In Korea, Kim says, game publisher Nexon generated $200 million a year from a game called “KartRider,” which was little more than an online cart racing game. Users bought upgrades from the virtual store, like a new set of tires or designs for their carts.
Kim and Choe are helping to ignite that lucrative market for game-based virtual trade here in the U.S. They expect to release a flash-based game this month and to double users by year’s end. According to Choe, they have a leg up on potential competitors because of they’ve got both Korean and U.S. game developers and producers on their team. But she says she’s interested in partnership — with a company like Yahoo, or even Electronic Arts.
In fact, the company’s team of 40 is largely drawn from media and gaming companies such as Yahoo, Electronic Arts, Blizzard, Nexon, and Dreamworks and will be competing against companies like Red 5 studios, which has nine people on its team who were also behind the launch of uber-popular game World of Warcraft.
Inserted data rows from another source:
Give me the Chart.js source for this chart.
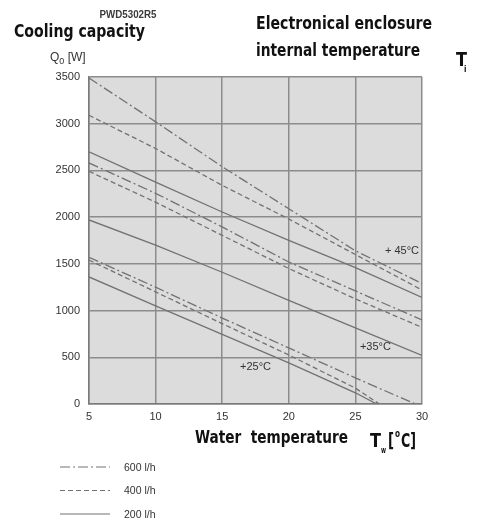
<!DOCTYPE html>
<html>
<head>
<meta charset="utf-8">
<script src="https://cdn.jsdelivr.net/npm/chart.js@4.4.1/dist/chart.umd.min.js"></script>
<style>
  html, body { margin: 0; padding: 0; background: #fff; }
  #chart1 { display: block; }
</style>
</head>
<body>
<canvas id="chart1" width="477" height="524"></canvas>
<script>
// water temperature (x) and cooling capacity Q0 [W]
const waterTemp = [5, 10, 15, 20, 25, 30];

// enclosure internal temperature +45°C
const q45_600 = [3490, 3020, 2540, 2090, 1640, 1290];
const q45_400 = [3090, 2735, 2340, 1980, 1600, 1220];
const q45_200 = [2700, 2375, 2055, 1752, 1460, 1140];

// +35°C
const q35_600 = [2580, 2255, 1895, 1520, 1210, 900];
const q35_400 = [2490, 2160, 1805, 1450, 1125, 820];
const q35_200 = [1970, 1700, 1410, 1110, 815, 520];

// +25°C (these hit zero before 30°C)
const water25_600 = [5, 10, 15, 20, 25, 29.5];
const q25_600 = [1570, 1250, 920, 600, 280, 0];
const water25_400 = [5, 10, 15, 20, 25, 26.8];
const q25_400 = [1540, 1200, 860, 525, 170, 0];
const water25_200 = [5, 10, 15, 20, 25, 26.6];
const q25_200 = [1360, 1050, 745, 440, 120, 0];

const yTicks = [0, 500, 1000, 1500, 2000, 2500, 3000, 3500];
const xTicks = [5, 10, 15, 20, 25, 30];

const flowLabels = ['600 l/h', '400 l/h', '200 l/h'];
const tempLabels = [
  { text: '+ 45°C', x: 28.5, y: 1635 },
  { text: '+35°C', x: 26.5, y: 610 },
  { text: '+25°C', x: 17.5, y: 395 }
];

const lineColor = '#727272';
const gridColor = '#8c8c8c';
const dashes = {
  '600 l/h': [10, 3, 2, 3],
  '400 l/h': [5, 3],
  '200 l/h': []
};
const condensed = '"Liberation Sans Narrow", "DejaVu Sans Condensed", sans-serif';
const plain = '"Liberation Sans", Arial, sans-serif';

function pts(xs, ys) {
  return xs.map((x, i) => ({ x: x, y: ys[i] }));
}

function series(label, xs, ys) {
  return {
    label: label,
    data: pts(xs, ys),
    showLine: true,
    borderColor: lineColor,
    borderWidth: 1.3,
    borderDash: dashes[label],
    pointRadius: 0,
    fill: false
  };
}

// bold heading text squeezed to the width it has in the picture
function heading(ctx, text, x, y, size, width) {
  ctx.font = 'bold ' + size + 'px ' + condensed;
  ctx.fillText(text, x, y, width);
}

// gray plot background + all the surrounding texts
const decor = {
  id: 'decor',
  beforeDraw(chart) {
    const { ctx, chartArea: a } = chart;
    ctx.save();
    ctx.fillStyle = '#dcdcdc';
    ctx.fillRect(a.left, a.top, a.right - a.left, a.bottom - a.top);
    ctx.restore();
  },
  afterDraw(chart) {
    const { ctx, scales } = chart;
    ctx.save();
    ctx.textBaseline = 'alphabetic';

    ctx.fillStyle = '#3a3a3a';
    ctx.font = 'bold 10px ' + plain;
    ctx.textAlign = 'center';
    ctx.fillText('PWD5302R5', 128, 18, 57);

    ctx.fillStyle = '#111';
    ctx.textAlign = 'left';
    heading(ctx, 'Cooling capacity', 14, 37, 18, 131);
    heading(ctx, 'Electronical enclosure', 256, 29, 18, 176);
    heading(ctx, 'internal temperature', 256, 56, 18, 164);

    // T_i
    heading(ctx, 'T', 456, 66, 19, 11);
    heading(ctx, 'i', 464, 72, 8, 4);

    // Q0 [W]
    ctx.fillStyle = '#333';
    ctx.font = '12px ' + plain;
    ctx.fillText('Q', 50, 61);
    let w = ctx.measureText('Q').width;
    ctx.font = '9px ' + plain;
    ctx.fillText('0', 50 + w, 64);
    let w0 = ctx.measureText('0').width;
    ctx.font = '12px ' + plain;
    ctx.fillText(' [W]', 50 + w + w0, 61);

    // x axis title
    ctx.fillStyle = '#111';
    heading(ctx, 'Water  temperature', 195, 443, 18, 153);
    heading(ctx, 'T', 370, 447, 19, 11);
    heading(ctx, 'w', 381, 453, 8, 5);
    heading(ctx, '[', 388, 447, 19, 6);
    heading(ctx, 'o', 395, 437, 10, 5);
    heading(ctx, 'C]', 401, 447, 19, 15);

    // temperature annotations on the curves
    ctx.fillStyle = '#333';
    ctx.font = '11px ' + plain;
    ctx.textAlign = 'center';
    ctx.textBaseline = 'middle';
    tempLabels.forEach(t => {
      ctx.fillText(t.text, scales.x.getPixelForValue(t.x), scales.y.getPixelForValue(t.y));
    });

    // legend
    ctx.textAlign = 'left';
    ctx.font = '10.5px ' + plain;
    flowLabels.forEach((lab, i) => {
      const y = 467 + i * 23.5;
      ctx.strokeStyle = lineColor;
      ctx.lineWidth = 1.2;
      ctx.setLineDash(dashes[lab]);
      ctx.beginPath();
      ctx.moveTo(60, y);
      ctx.lineTo(110, y);
      ctx.stroke();
      ctx.setLineDash([]);
      ctx.fillStyle = '#333';
      ctx.fillText(lab, 124, y + 1);
    });
    ctx.restore();
  }
};

const ctx = document.getElementById('chart1').getContext('2d');
new Chart(ctx, {
  type: 'scatter',
  data: {
    datasets: [
      series('600 l/h', waterTemp, q45_600),
      series('400 l/h', waterTemp, q45_400),
      series('200 l/h', waterTemp, q45_200),
      series('600 l/h', waterTemp, q35_600),
      series('400 l/h', waterTemp, q35_400),
      series('200 l/h', waterTemp, q35_200),
      series('600 l/h', water25_600, q25_600),
      series('400 l/h', water25_400, q25_400),
      series('200 l/h', water25_200, q25_200)
    ]
  },
  options: {
    responsive: false,
    animation: false,
    layout: { padding: { left: 0, top: 77, right: 55, bottom: 0 } },
    plugins: {
      legend: { display: false },
      tooltip: { enabled: false }
    },
    scales: {
      x: {
        type: 'linear',
        min: 5,
        max: 30,
        afterFit: s => { s.height = 120; },
        afterBuildTicks: s => { s.ticks = xTicks.map(v => ({ value: v })); },
        grid: { color: gridColor, lineWidth: 1.5, drawTicks: false },
        border: { color: '#7a7a7a', width: 1.5 },
        ticks: {
          color: '#333',
          font: { size: 11, family: plain },
          padding: 6,
          callback: v => String(v)
        }
      },
      y: {
        min: 0,
        max: 3500,
        afterFit: s => { s.width = 89; },
        afterBuildTicks: s => { s.ticks = yTicks.map(v => ({ value: v })); },
        grid: { color: gridColor, lineWidth: 1.5, drawTicks: false },
        border: { color: '#7a7a7a', width: 1.5 },
        ticks: {
          color: '#333',
          font: { size: 11, family: plain },
          padding: 9,
          callback: v => String(v)
        }
      }
    }
  },
  plugins: [decor]
});
</script>
</body>
</html>
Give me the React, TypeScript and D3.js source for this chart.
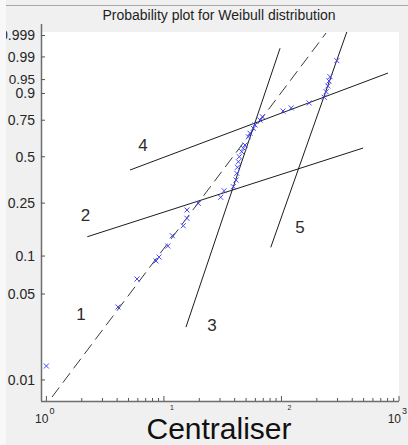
import React from 'react';
import * as d3 from 'd3';

const W = 408;
const H = 445;

// observed points: centraliser value and plotting probability
const CENTRALISER = [1.0, 4.07, 5.9, 8.57, 9.09, 10.8, 11.8, 14.6, 15.7, 15.7, 19.6, 30.4, 32.5, 39.0, 41.1,
  41.7, 42.2, 43.0, 43.8, 45.9, 47.4, 49.0, 52.3, 54.0, 57.7, 59.6, 65.7, 68.8, 103, 121,
  172, 231, 240, 248, 254, 259, 296];
const PROBABILITY = [0.013, 0.0393, 0.0659, 0.0915, 0.0983, 0.1197, 0.1435, 0.1708, 0.194, 0.2231, 0.249, 0.2747, 0.305, 0.3247, 0.3597,
  0.397, 0.433, 0.4678, 0.5, 0.5335, 0.5568, 0.5794, 0.637, 0.661, 0.6955, 0.718, 0.7515, 0.7726, 0.808, 0.826,
  0.8536, 0.8824, 0.9074, 0.9297, 0.9459, 0.9578, 0.9863];

// fitted lines (start / end)
const LINE_NAMES = ['1', '2', '3', '4', '5'];
const LINE_X = [[1.116, 239.7], [2.23, 495], [15.4, 97.3], [5.15, 807], [81.1, 359.5]];
const LINE_P = [[0.00723, 0.99929], [0.141, 0.5586], [0.027, 0.9956], [0.4167, 0.9664], [0.1169, 0.99938]];
const LABEL_X = [1.97, 2.15, 25.7, 6.64, 143.9];
const LABEL_P = [0.0308, 0.185, 0.0251, 0.538, 0.1505];

const Y_TICKS = [0.01, 0.05, 0.1, 0.25, 0.5, 0.75, 0.9, 0.95, 0.99, 0.999];
const Y_LABELS = ['0.01', '0.05', '0.1', '0.25', '0.5', '0.75', '0.9', '0.95', '0.99', '0.999'];
const X_DECADES = [0, 1, 2, 3];

const weib = (p: number) => Math.log(-Math.log(1 - p));

const App = () => {
  const left = 41, right = 399, top = 32, bottom = 401;

  const x = d3.scaleLog().domain([0.9, 1000]).range([left, right]);
  const y = d3.scaleLinear().domain([-5, 2]).range([bottom, top]);

  const minor: number[] = [];
  [1, 10, 100].forEach(d => d3.range(2, 10).forEach(k => minor.push(d * k)));

  const line = d3.line<[number, number]>()
    .x(d => x(d[0]))
    .y(d => y(weib(d[1])));

  const font = '"Liberation Sans", Arial, sans-serif';

  return (
    <div style={{ position: 'absolute', left: 0, top: 0 }}>
      <svg width={W} height={H} style={{ display: 'block' }} fontFamily={font}>
        <rect width={W} height={H} fill='#f0f0f0' />
        <line x1={5} x2={W} y1={5.5} y2={5.5} stroke='#a8a8a8' />
        <text x={219} y={20} textAnchor='middle' fontSize={14} fill='#1e1e1e'>
          Probability plot for Weibull distribution
        </text>

        <rect x={left} y={top} width={right - left} height={bottom - top} fill='#fff' />

        {/* y axis */}
        <line x1={left + 0.5} x2={left + 0.5} y1={24} y2={bottom} stroke='#6e6e6e' strokeWidth={1.5} />
        {Y_TICKS.map((t, i) => (
          <g key={t} transform={`translate(0,${y(weib(t))})`}>
            <line x1={left} x2={left + 4} stroke='#555' />
            <text x={35} dy='0.35em' textAnchor='end' fontSize={t === 0.95 ? 13.5 : 14} fill='#262626'>{Y_LABELS[i]}</text>
          </g>
        ))}

        {/* x axis */}
        <line x1={left} x2={right} y1={bottom + 0.5} y2={bottom + 0.5} stroke='#6e6e6e' strokeWidth={1.5} />
        {X_DECADES.map(e => (
          <line key={e} x1={x(10 ** e)} x2={x(10 ** e)} y1={bottom} y2={bottom - 5} stroke='#555' />
        ))}
        {minor.map(v => (
          <line key={v} x1={x(v)} x2={x(v)} y1={bottom} y2={bottom - 3} stroke='#555' />
        ))}
        {X_DECADES.map(e => {
          const xp = x(10 ** e);
          const hidden = e === 1 || e === 2;
          return (
            <g key={'l' + e} fill='#262626'>
              {!hidden && <text x={xp + 2} y={423} textAnchor='end' fontSize={12}>10</text>}
              <text x={xp + (hidden ? 6 : 3)} y={hidden ? 410 : 414} fontSize={hidden ? 7 : 9}>{e}</text>
            </g>
          );
        })}

        {/* fitted lines */}
        {LINE_NAMES.map((n, i) => (
          <path key={n}
            d={line([[LINE_X[i][0], LINE_P[i][0]], [LINE_X[i][1], LINE_P[i][1]]]) as string}
            fill='none'
            stroke={i === 0 ? '#3a3a3a' : '#1c1c1c'}
            strokeWidth={1}
            strokeDasharray={i === 0 ? '12,6' : undefined} />
        ))}

        {/* data points */}
        {CENTRALISER.map((c, i) => (
          <path key={i}
            transform={`translate(${x(c)},${y(weib(PROBABILITY[i]))})`}
            d='M-2.5,-2.5L2.5,2.5M-2.5,2.5L2.5,-2.5'
            stroke='#4646ff' strokeWidth={1} fill='none' />
        ))}

        {LINE_NAMES.map((n, i) => (
          <text key={'t' + n} x={x(LABEL_X[i])} y={y(weib(LABEL_P[i]))}
            textAnchor='middle' fontSize={17} fill='#2b2b2b'>{n}</text>
        ))}

        <rect x={0} y={0} width={6} height={H} fill='#f8f8f8' />

        <text x={219} y={439} textAnchor='middle' fontSize={30} fill='#111'>Centraliser</text>
      </svg>
    </div>
  );
};

export default App;
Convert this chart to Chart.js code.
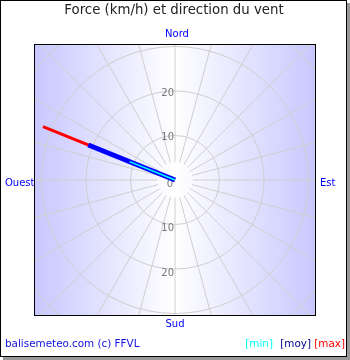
<!DOCTYPE html>
<html>
<head>
<meta charset="utf-8">
<script src="https://cdn.jsdelivr.net/npm/chart.js@4"></script>
<style>
  html, body { margin: 0; padding: 0; background: #fff; }
  #wrap { width: 350px; height: 360px; }
</style>
</head>
<body>
<div id="wrap"><canvas id="grafico_vent" width="350" height="360"></canvas></div>
<script>
// ---------- données du vent ----------
const direction = [292];      // degrés, 0 = Nord, sens horaire
const ventMin = [11];         // km/h
const ventMoy = [21];
const ventMax = [32];

// ---------- grille ----------
const cercles = [10, 20, 30, 40];
const graduations = [0, 10, 20];
const pasRayons = 15;         // degrés entre deux rayons
const pointsCardinaux = ["Nord", "Est", "Sud", "Ouest"];
const legende = ["[min]", "[moy]", "[max]"];
const couleursLegende = ["#00ffff", "#00008b", "#ff0000"];

// vitesse + direction -> coordonnées x / y
function versXY(v, dir) {
  const a = dir * Math.PI / 180;
  return [{ x: 0, y: 0 }, { x: v * Math.sin(a), y: v * Math.cos(a) }];
}

const fond = {
  id: "fond",
  beforeDraw(chart) {
    const ctx = chart.ctx;
    const area = chart.chartArea;
    const sx = chart.scales.x, sy = chart.scales.y;
    const cx = sx.getPixelForValue(0), cy = sy.getPixelForValue(0);
    const unite = sx.getPixelForValue(1) - cx;

    ctx.save();
    ctx.fillStyle = "#fff";
    ctx.fillRect(0, 0, chart.width, chart.height);

    // cadre + ombre
    ctx.fillStyle = "#999";
    ctx.fillRect(3, 357, 347, 3);
    ctx.fillRect(347, 3, 3, 357);
    ctx.strokeStyle = "#000";
    ctx.lineWidth = 1;
    ctx.strokeRect(0.5, 0.5, 346, 356);

    // dégradé horizontal
    const g = ctx.createLinearGradient(area.left, 0, area.right, 0);
    g.addColorStop(0, "rgb(200,200,255)");
    g.addColorStop(0.5, "rgb(255,255,255)");
    g.addColorStop(1, "rgb(200,200,255)");
    ctx.fillStyle = g;
    ctx.fillRect(area.left, area.top, area.right - area.left, area.bottom - area.top);

    ctx.beginPath();
    ctx.rect(area.left, area.top, area.right - area.left, area.bottom - area.top);
    ctx.clip();
    ctx.strokeStyle = "#cfcfcf";
    cercles.forEach(c => {
      ctx.beginPath();
      ctx.arc(cx, cy, c * unite, 0, 2 * Math.PI);
      ctx.stroke();
    });
    for (let d = 0; d < 360; d += pasRayons) {
      const a = d * Math.PI / 180;
      const r0 = 4 * unite, r1 = 60 * unite;
      ctx.beginPath();
      ctx.moveTo(cx + r0 * Math.sin(a), cy - r0 * Math.cos(a));
      ctx.lineTo(cx + r1 * Math.sin(a), cy - r1 * Math.cos(a));
      ctx.stroke();
    }
    ctx.restore();

    // graduations
    ctx.save();
    ctx.font = "10px 'DejaVu Sans'";
    ctx.fillStyle = "#777";
    ctx.textAlign = "right";
    ctx.textBaseline = "middle";
    graduations.forEach(v => {
      if (v === 0) {
        ctx.fillText("0", cx - 2, cy + 4);
      } else {
        ctx.fillText(String(v), cx - 1, sy.getPixelForValue(v) + 2);
        ctx.fillText(String(v), cx - 1, sy.getPixelForValue(-v) + 4);
      }
    });
    ctx.restore();
  },
  afterDraw(chart) {
    const ctx = chart.ctx;
    const area = chart.chartArea;
    const cx = (area.left + area.right) / 2, cy = (area.top + area.bottom) / 2;
    ctx.save();
    ctx.strokeStyle = "#000";
    ctx.lineWidth = 1;
    ctx.strokeRect(area.left - 0.5, area.top - 0.5, area.right - area.left + 1, area.bottom - area.top + 1);

    ctx.textBaseline = "middle";
    ctx.fillStyle = "#222";
    ctx.textAlign = "center";
    ctx.font = "13.3px 'DejaVu Sans'";
    ctx.fillText("Force (km/h) et direction du vent", 174, 11);

    ctx.font = "10px 'DejaVu Sans'";
    ctx.fillStyle = "#0000ff";
    ctx.fillText(pointsCardinaux[0], cx + 2, 34);
    ctx.fillText(pointsCardinaux[2], cx, 324);
    ctx.textAlign = "left";
    ctx.fillText(pointsCardinaux[1], area.right + 5, cy + 3);
    ctx.fillText(pointsCardinaux[3], 5, cy + 3);

    ctx.font = "10.4px 'DejaVu Sans'";
    ctx.fillStyle = "#1010e0";
    ctx.fillText("balisemeteo.com (c) FFVL", 5, 344);
    ctx.textAlign = "right";
    const fins = [273, 311, 345];
    legende.forEach((t, i) => {
      ctx.fillStyle = couleursLegende[i];
      ctx.fillText(t, fins[i], 344);
    });
    ctx.restore();
  }
};

const ctx1 = document.getElementById("grafico_vent").getContext("2d");
new Chart(ctx1, {
  type: "scatter",
  data: {
    datasets: [
      { label: "min", data: versXY(ventMin[0], direction[0]), borderColor: "#00ffff", borderWidth: 1.5, showLine: true, pointRadius: 0 },
      { label: "moy", data: versXY(ventMoy[0], direction[0]), borderColor: "#0000ff", borderWidth: 5, showLine: true, pointRadius: 0 },
      { label: "max", data: versXY(ventMax[0], direction[0]), borderColor: "#ff0000", borderWidth: 3, showLine: true, pointRadius: 0 }
    ]
  },
  options: {
    responsive: false,
    animation: false,
    layout: { padding: { left: 35, top: 45, right: 35, bottom: 45 } },
    scales: {
      x: { type: "linear", min: -31.46, max: 31.46, display: false },
      y: { type: "linear", min: -30.34, max: 30.34, display: false }
    },
    plugins: {
      legend: { display: false },
      tooltip: { enabled: false },
      title: { display: false }
    }
  },
  plugins: [fond]
});
</script>
</body>
</html>
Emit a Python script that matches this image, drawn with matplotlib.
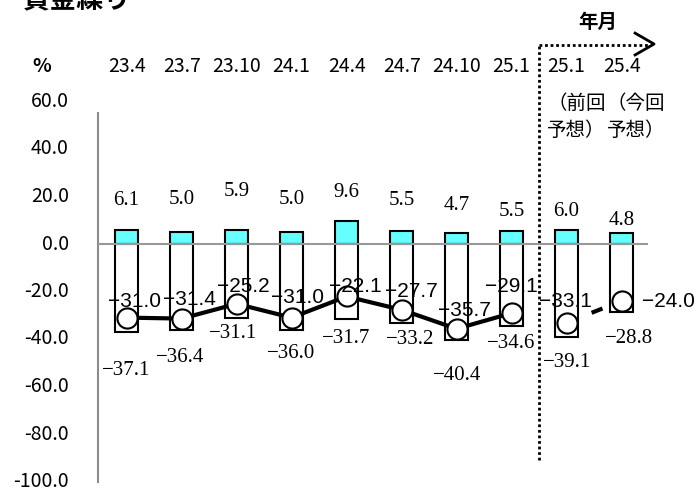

Kim says the company’s ”cross-cultural” relationship with Korean game developers will enable them to publish games for the U.S. market that are novel and innovative. They also expect to release constant updates and upgrades, where console game companies don’t upgrade after a game has shipped.
That innovation has attracted the attention of media companies like Time Warner, who were interested in having Outspark create a virtual world on an outsourced basis. But Choe says the company’s real strength is its open APIs, on which game developers and gamers can develop their own Outspark games. She says the company also plans to offer APIs, games and communities in other languages.